Takes WAY too long getting anywhere and the movie spends too much time being an off-color teen romance instead of real character building and satisfying payoffs.
 
idk what to think about "Mr. Plinkett Talks About Halloween Ends", I'm still not sure even if it's a parody or not of contrarian video essays that try to forcefully find symbolism and allegory while ignoring everything in the plot that doesn't fit.
 
That’s what’s happening though. I still like their content (enjoyed an old BOTW yesterday), but I’m not gonna kiss their ass. It’s hypocritical that the people in here who lap up everything they do, cuz the greasy Milwaukee men may have them on the show one day:optimistic:, are pretending otherwise. It’s good that there’s mixed opinions in here. Sorry it’s not a praise and worship thread at the church of middle aged beer-beards.
CCF1B973-4964-45B2-A8A6-BCBF17D8188B.jpeg
 
idk what to think about "Mr. Plinkett Talks About Halloween Ends", I'm still not sure even if it's a parody or not of contrarian video essays that try to forcefully find symbolism and allegory while ignoring everything in the plot that doesn't fit.
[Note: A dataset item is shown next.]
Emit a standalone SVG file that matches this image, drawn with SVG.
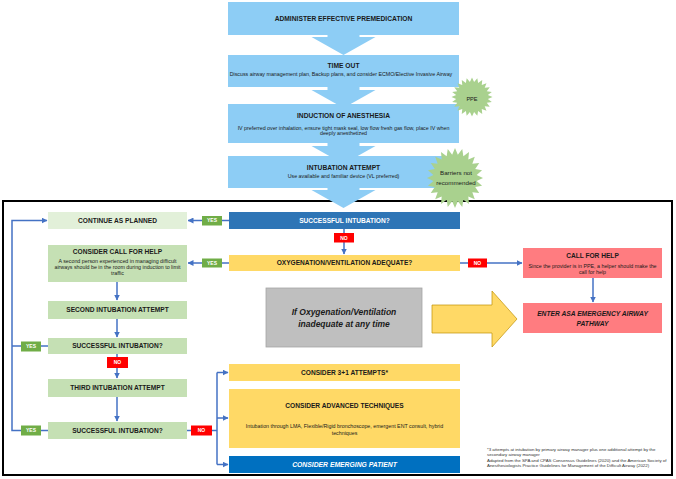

Yeah ... the symbolism was so outre and downright speculative that I couldn't tell if they were making a gag or not.
 
idk what to think about "Mr. Plinkett Talks About Halloween Ends", I'm still not sure even if it's a parody or not of contrarian video essays that try to forcefully find symbolism and allegory while ignoring everything in the plot that doesn't fit.

This is an excerpt from the Halloween Ends episode of Half in the Bag. Here it is on it's own! Mr. Plinkett defending the internet's latest punching bag of a film. What a time to be alive!